Nous espérons que cette avancée scientifique dans le territoire désormais un peu moins méconnu de la littérature numérique et de sa didactique naissante saura susciter de nouvelles réflexions tant sur la littérarité de ces nouveaux objets que sur la prise en compte de la culture numérique des jeunes dans les parcours didactiques.
Références
Bouchardon, S., Broudoux, E., Deseilligny, O. et Ghitalla, F. (2007). Un laboratoire de littératures : littérature numérique et Internet. Paris : Éditions de la Bibliothèque publique d’information. Récupéré sur le site https://books.openedition.org/bibpompidou/214
Chartier, R. (2012). Qu’est-ce qu’un livre? Métaphores anciennes, concepts des lumières et réalités numériques, Le Français aujourd’hui. La question du numérique, enjeux, défis et perspectives pour l’enseignement des lettres, 178, 11-26, Paris : Armand Colin.

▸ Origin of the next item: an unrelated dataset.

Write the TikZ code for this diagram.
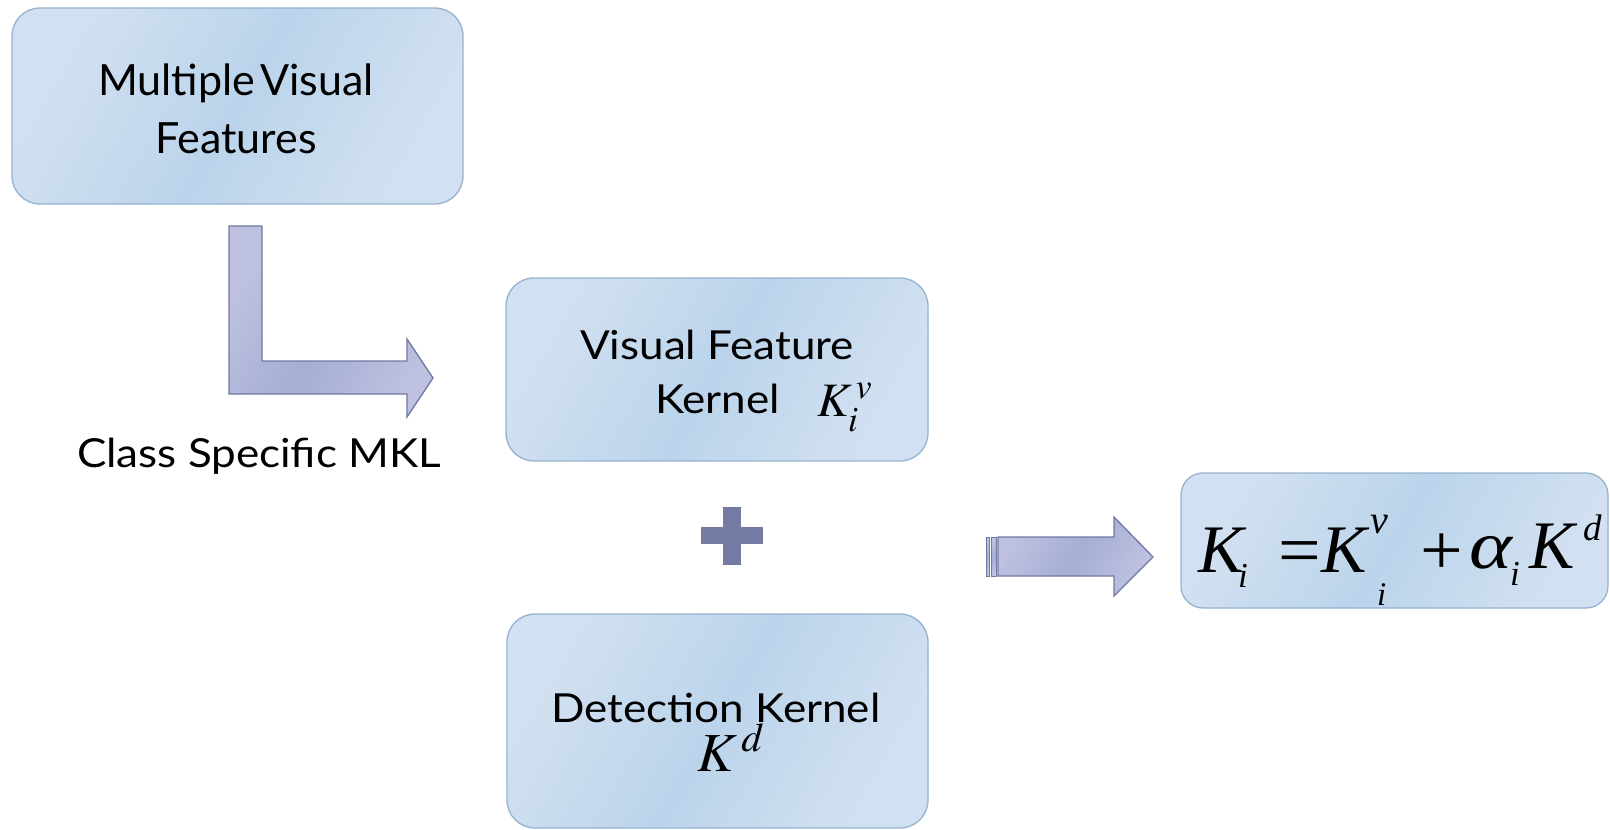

Davallon, J. Despres-Lonnet, M., Jeanneret, Y., Le Marec, J. et Souchier, E. (2003). Lire, écrire, récrire. Objets, signes et pratiques des médias informatisés. Paris : Éditions de la Bibliothèque publique d’information. Récupéré du site https://books.openedition.org/bibpompidou/394?lang=fr
Lacelle, N., Boutin, J.-F et Lebrun, M. (2017). Littératie médiatique appliquée en contexte numérique- LMM@. Outils conceptuels et didactiques. Ste-Foy : Presses de l’Université du Québec.
Saemmer, A.(2010). Lire la littérature numérique à l'université : deux situations pédagogiques, Études de linguistique appliquée (ELA), n°160, 411-420.
Vandendorpe,C. (2012). Lecture sur écran et avenir du roman. Dans C.Clivaz et J. Meizoz (dir.) Lire demain des manuscrits antiques à l’ère digitale (p. 69-80). Lausanne : Presses polytechniques et universitaires romandes.